The AlN surface was further cleaned with ultraviolet-ozone and hydrochloric acid before atomic layer deposition (ALD) and annealing of aluminium oxide dielectric as gate insulation. The T-gate metal electrode consisted of nickel/gold. Finally a further annealing step was then carried out to reduce the positive fixed charge that can arise in aluminium oxide.
The threshold voltage of a 3μm gate device was positive, at +0.3V, indicating normally-off enhancement-mode operation (Figure 2).
Figure 2: (a) Id-Vgs characteristics at Vds = 0.1V with bi-directional gate sweep; (b) Id-Vds characteristics. Recessed-gate transistor had Lrec-g = 3μm and Lgs = Lgd = 4μm. Planar-gate transistor (dashed line) has same Lsd with Lg = 8μm and Lgs = Lgd = 1.5μm.
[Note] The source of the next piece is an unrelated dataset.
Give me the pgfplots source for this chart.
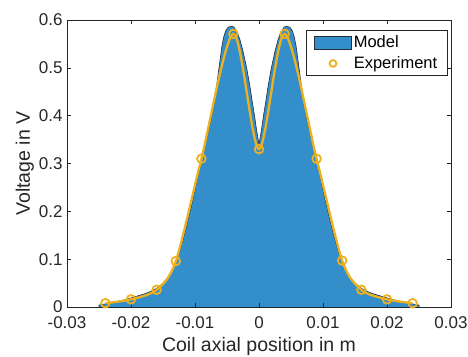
\documentclass[border=0pt]{standalone}
\usepackage{fontspec}
\setmainfont{Liberation Sans}
\usepackage{pgfplots}
\pgfplotsset{compat=1.18}

\definecolor{mblue}{RGB}{51,142,202}
\definecolor{medge}{RGB}{40,45,60}
\definecolor{morange}{RGB}{237,177,32}
\definecolor{axgray}{RGB}{38,38,38}

% Legend glyphs: a wide patch for the area, a single centred marker for the measurements
\pgfplotsset{
  patch legend/.style={legend image code/.code={\draw[##1] (0pt,-6.5pt) rectangle (37pt,6.5pt);}},
  marker legend/.style={legend image code/.code={\draw[##1, mark size=3.4pt] plot coordinates {(18.5pt,0pt)};}},
}

% Simulated coil voltage
\pgfplotstableread{
x y
-0.0250 0.000
-0.0250 0.004
-0.0240 0.0065
-0.0230 0.009
-0.0220 0.012
-0.0210 0.015
-0.0200 0.019
-0.0190 0.023
-0.0180 0.027
-0.0170 0.032
-0.0160 0.039
-0.0150 0.050
-0.0140 0.066
-0.0130 0.094
-0.0125 0.112
-0.0120 0.135
-0.0115 0.160
-0.0110 0.187
-0.0105 0.215
-0.0100 0.245
-0.0095 0.277
-0.0090 0.309
-0.0085 0.335
-0.0080 0.362
-0.0075 0.392
-0.0070 0.428
-0.0066 0.465
-0.0062 0.505
-0.0058 0.545
-0.0055 0.565
-0.0052 0.578
-0.0048 0.585
-0.0043 0.587
-0.0039 0.585
-0.0036 0.578
-0.0033 0.570
-0.0030 0.560
-0.0025 0.535
-0.0019 0.498
-0.0014 0.460
-0.0011 0.433
-0.0007 0.400
-0.0004 0.372
0.0000 0.340
0.0004 0.372
0.0007 0.400
0.0011 0.433
0.0014 0.460
0.0019 0.498
0.0025 0.535
0.0030 0.560
0.0033 0.570
0.0036 0.578
0.0039 0.585
0.0043 0.587
0.0048 0.585
0.0052 0.578
0.0055 0.565
0.0058 0.545
0.0062 0.505
0.0066 0.465
0.0070 0.428
0.0075 0.392
0.0080 0.362
0.0085 0.335
0.0090 0.309
0.0095 0.277
0.0100 0.245
0.0105 0.215
0.0110 0.187
0.0115 0.160
0.0120 0.135
0.0125 0.112
0.0130 0.094
0.0140 0.066
0.0150 0.050
0.0160 0.039
0.0170 0.032
0.0180 0.027
0.0190 0.023
0.0200 0.019
0.0210 0.015
0.0220 0.012
0.0230 0.009
0.0240 0.0065
0.0250 0.004
0.0250 0.000
}\modeldata

% Measured voltage
\pgfplotstableread{
x y
-0.024 0.008
-0.020 0.016
-0.016 0.036
-0.013 0.096
-0.009 0.310
-0.004 0.571
0.000 0.330
0.004 0.571
0.009 0.310
0.013 0.097
0.016 0.036
0.020 0.016
0.024 0.008
}\expdata

\begin{document}
\begin{tikzpicture}
\useasboundingbox (-67pt,-49pt) rectangle (401pt,307pt);
\begin{axis}[
  at={(0,0)}, anchor=south west,
  scale only axis, width=384pt, height=287pt,
  xmin=-0.03, xmax=0.03, ymin=0, ymax=0.6,
  xtick={-0.03,-0.02,-0.01,0,0.01,0.02,0.03},
  xticklabels={-0.03,-0.02,-0.01,0,0.01,0.02,0.03},
  ytick={0,0.1,0.2,0.3,0.4,0.5,0.6},
  yticklabels={0,0.1,0.2,0.3,0.4,0.5,0.6},
  scaled ticks=false,
  tick align=inside,
  major tick length=4.5pt,
  axis line style={axgray, line width=0.6pt},
  every tick/.style={axgray, line width=0.6pt},
  ticklabel style={font=\fontsize{17}{17}\selectfont, text=axgray},
  xticklabel style={yshift=-6pt},
  yticklabel style={xshift=-1pt},
  xlabel={Coil axial position in m},
  ylabel={Voltage in V},
  label style={font=\fontsize{19.5}{19.5}\selectfont, text=axgray},
  xlabel style={yshift=-1.5pt},
  ylabel style={yshift=-2pt},
  legend style={at={(0.9896,0.965)}, anchor=north east,
    draw=axgray, line width=0.5pt,
    font=\fontsize{16.5}{16.5}\selectfont,
    inner xsep=7.5pt, inner ysep=3.5pt, row sep=3.5pt},
  legend cell align=left,
  axis on top,
]
\addplot[fill=mblue, draw=medge, line width=0.6pt, patch legend]
  table[x=x, y=y] {\modeldata};
\addlegendentry{Model}

\addplot[morange, line width=2.3pt, smooth, tension=0.5, forget plot]
  table[x=x, y=y] {\expdata};

\addplot[only marks, mark=o, mark size=4.3pt,
  mark options={morange, line width=1.8pt}, marker legend]
  table[x=x, y=y] {\expdata};
\addlegendentry{Experiment}
\end{axis}
\end{tikzpicture}
\end{document}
The subthreshold swing was 62mV/dec, a value close to the 60mV/dec room-temperature limit for planar-gate devices. In fact, a comparison (i.e. non-recessed) planar-gate device had a somewhat higher swing of 76mV/dec.
The on-resistance of the devices was similar, at around 10Ω-mm, with a source-drain distance of 11μm. The maximum drain current was relatively low, the researchers write, “due to the large gate length and gate-to-source distance, relatively low 2DEG density (7.1×1012/cm2) and high contact resistance (1.2Ω-mm) of the non-optimized ohmic contact.”
The maximum effective mobility of the recessed device extracted from capacitance-voltage (CV) measurements was 1131cm2/V-s, somewhat lower than the Hall value of the 2DEG given above. However, the effective value is significantly better than other reported results on normally-off GaN MISFETs, according to the researchers.
Further CV measurements led the researchers to conclude: “The recessed-channel dielectric/semiconductor interface has very low interface state density, which results in small hysteresis and frequency dispersion in the CV measurements.”
Three-terminal breakdown was also measured at 50V for 0V gate, gate-length 3μm, gate-drain 12μm and drain leakage 68nA/mm.
This work was funded by the ARPA-E ADEPT and GIGA projects of US Department of Energy (DOE) and by the US Office of Naval Research.